AUSTRALIAN DOLLAR: The Aussie is weaker, but held above $0.70 as risk sentiment remain subdued amid the fallout over the SCOTUS decision on Friday. Focus for AUD will be on January’s CPI report due Wednesday, after stronger-than-expected labor data last week lifted market pricing for another Reserve Bank of Australia rate hike in May to around 70%.

Consensus forecasts point to a 0.3% monthly rise in the trimmed mean measure of inflation, which would leave the annual rate steady at 3.3%, still above the RBA’s 2%–3% target band. A firm print would reinforce concerns that underlying price pressures remain persistent, strengthening the case for further policy tightening.

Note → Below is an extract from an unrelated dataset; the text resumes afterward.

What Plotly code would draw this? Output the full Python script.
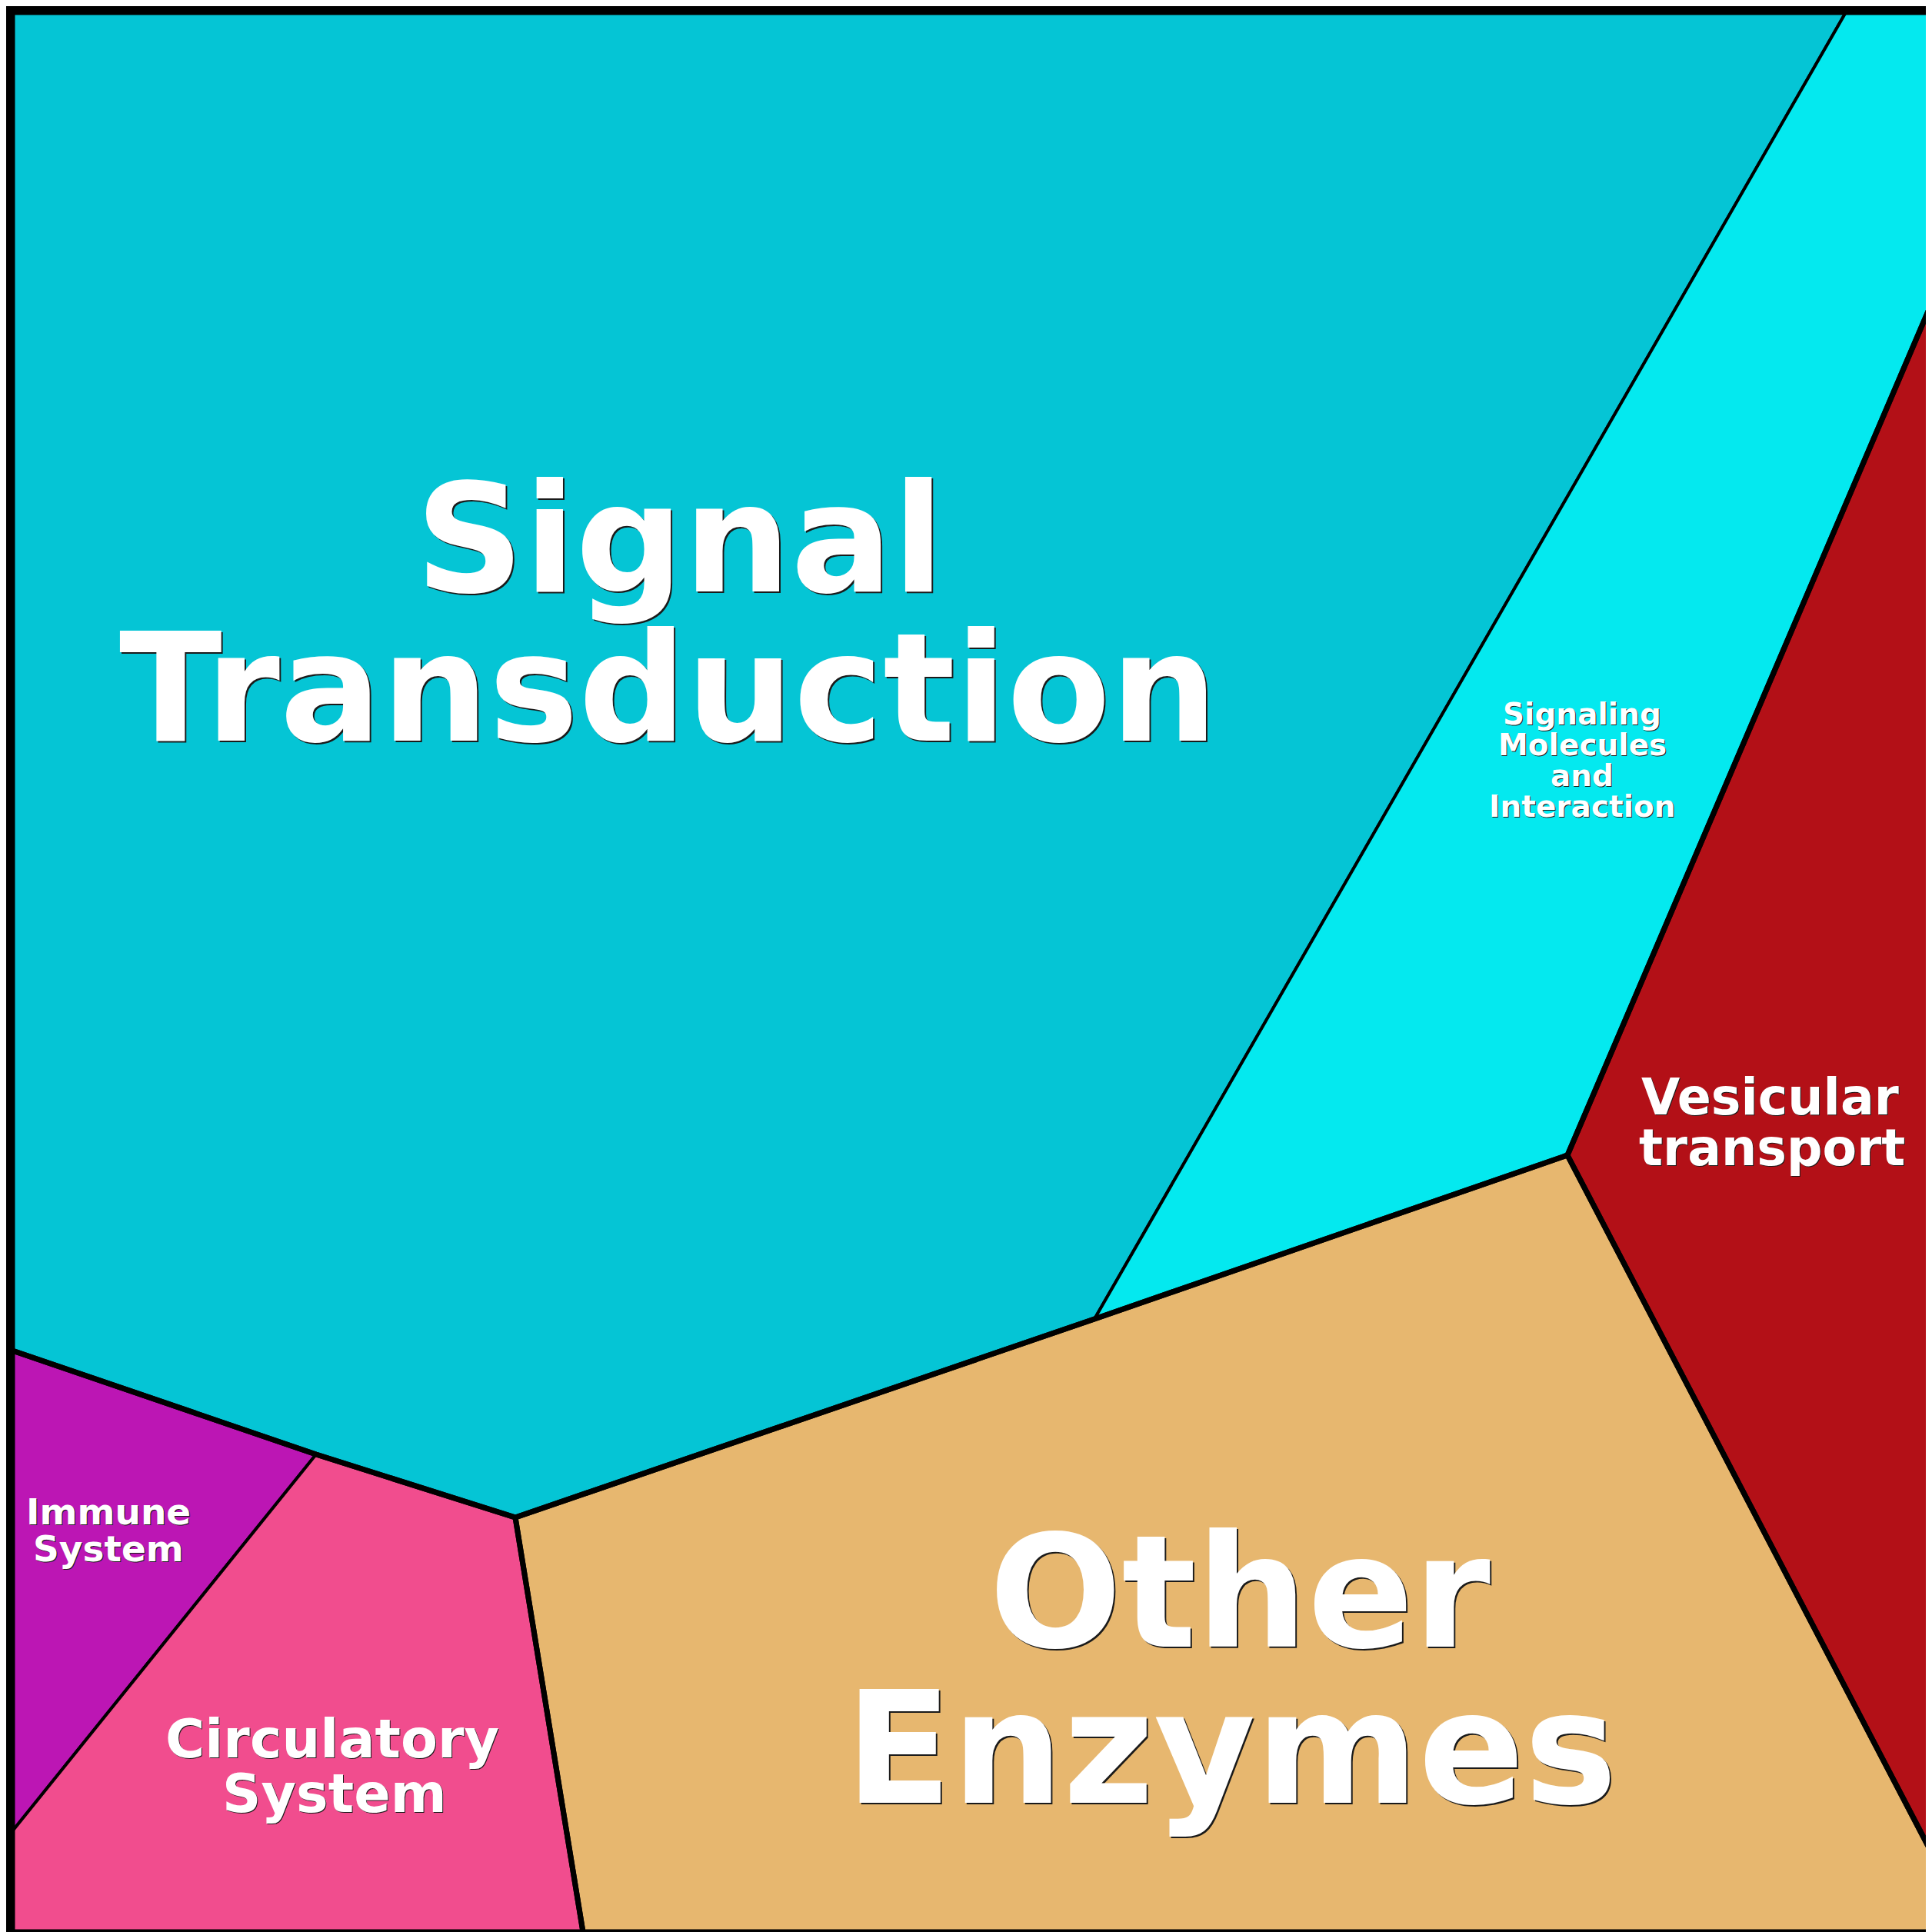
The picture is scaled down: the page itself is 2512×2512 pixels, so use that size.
import plotly.graph_objects as go

# ---- data: cell polygons (Voronoi treemap cells), in pixel-space units ----
signal_transduction = [(8, 8), (2392, 8), (1415, 1707), (662, 1965), (403, 1883), (8, 1748)]
signaling_molecules = [(2392, 8), (2504, 8), (2504, 385), (2030, 1494), (1415, 1707)]
vesicular_transport = [(2504, 385), (2504, 2402), (2030, 1494)]
other_enzymes = [(662, 1965), (1415, 1707), (2030, 1494), (2504, 2402), (2504, 2504), (750, 2504)]
immune_system = [(8, 1748), (403, 1883), (8, 2373)]
circulatory_system = [(8, 2373), (403, 1883), (662, 1965), (750, 2504), (8, 2504)]

# top-level group outlines
group_signaling = [(8, 8), (2504, 8), (2504, 385), (2030, 1494), (1415, 1707),
                   (662, 1965), (403, 1883), (8, 1748)]
group_vesicular = vesicular_transport
group_enzymes = other_enzymes
group_organismal = [(8, 1748), (403, 1883), (662, 1965), (750, 2504), (8, 2504)]

cells = [signal_transduction, signaling_molecules, vesicular_transport,
         other_enzymes, immune_system, circulatory_system]
cell_colors = ["#05C5D5", "#04E9EF", "#B31017", "#E7B76F", "#BC16B4", "#F14D8E"]
groups = [group_signaling, group_vesicular, group_enzymes, group_organismal]

# labels: (text lines, center x, baselines, font size)
labels = [
    (["Signal", "Transduction"], [876, 861], [777, 971], 196),
    (["Signaling", "Molecules", "and", "Interaction"], [2049, 2049, 2049, 2049], [942, 982, 1022, 1062], 39),
    (["Vesicular", "transport"], [2293, 2296], [1450, 1516], 65),
    (["Other", "Enzymes"], [1604, 1593], [2149, 2352], 203),
    (["Immune", "System"], [133, 133], [1982, 2030], 47),
    (["Circulatory", "System"], [424, 427], [2287, 2358], 70),
]

fig = go.Figure()


def closed(poly):
    xs = [p[0] for p in poly] + [poly[0][0]]
    ys = [p[1] for p in poly] + [poly[0][1]]
    return xs, ys


for poly, col in zip(cells, cell_colors):
    xs, ys = closed(poly)
    fig.add_trace(go.Scatter(x=xs, y=ys, mode="lines", fill="toself", fillcolor=col,
                             line=dict(color="black", width=4), hoverinfo="skip",
                             showlegend=False))

for poly in groups:
    xs, ys = closed(poly)
    fig.add_trace(go.Scatter(x=xs, y=ys, mode="lines",
                             line=dict(color="black", width=7), hoverinfo="skip",
                             showlegend=False))

for lines, xcs, bls, fs in labels:
    sh = "2px 2px 0px #1a1a1a" if fs > 100 else "1px 1px 0px #1a1a1a"
    for t, xc, bl in zip(lines, xcs, bls):
        yc = bl - 0.346 * fs - (6 + 0.05 * fs)
        fig.add_annotation(x=xc, y=yc, xref="x", yref="y", text=t,
                           showarrow=False, xanchor="center", yanchor="middle",
                           font=dict(family="DejaVu Sans", size=fs, color="white",
                                     weight="bold", shadow=sh))

fig.update_layout(
    width=2512, height=2512,
    margin=dict(l=0, r=0, t=0, b=0),
    paper_bgcolor="black", plot_bgcolor="black",
    xaxis=dict(range=[0, 2512], visible=False, fixedrange=True),
    yaxis=dict(range=[2512, 0], visible=False, fixedrange=True),
)

fig.write_html("out.html")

RBA Governor Michele Bullock is scheduled to speak in Melbourne shortly after the release, and any hawkish commentary that validates elevated inflation risks could further support the Australian dollar.

Money markets currently price roughly a 76% probability of a 25 bps rate hike in May, while June and August are favorable to a hike. The combination of resilient labor conditions and still-elevated price pressures keeps the Reserve Bank of Australia biased toward further tightening despite signs of moderating activity.

Watch point: Evidence of sustained moderation in core inflation or a clearer slowdown in household demand would likely temper tightening expectations, while continued strength in price and spending data could keep policy bias firm.

INTEREST RATE MARKET FUTURES

Treasury yields are lower, reversing Friday’s moves, with the 10-year slipping back below 4.06% as renewed uncertainty over US trade policy drove safe-haven demand. Market concerns are centered around the prospect that that existing trade agreements could face renewed strain, even as senior US officials sought to reassure markets that current deals remain intact.

Uncertainty over the administration’s next steps has clouded the outlook, dampening risk sentiment and supporting bonds. Attention now turns to durable goods and factory orders data for further insight into business investment trends and underlying economic momentum.

Fourth-quarter GDP slowed to 1.4% from 4.4% in Q3, largely reflecting weaker government spending and exports, though underlying private demand remained firm with real final sales to private domestic purchasers rising 2.4%. Meanwhile, December core PCE increased 0.4% on the month, holding at 3.0% year-over-year, underscoring persistent services inflation that remains above the Fed’s 2% target.

Together, the combination of steady domestic demand and sticky core price pressures reinforces expectations that the Fed will remain patient, keeping rates steady into the summer while awaiting clearer evidence of sustained disinflation.

Market-priced odds remain favorable to a cut July, with markets pricing 56 bps of total easing by year-end.

Watch point: With labor data pointing to continued stability and inflation remaining sticky, even as the year-over-year pace eased slightly, a summer rate cut remains the base case rather than an imminent move.

The spread between the two- and 10-year yields is 58.40 bps, while the two-year yield, which reflects short-term interest rate expectations, is 3.476%.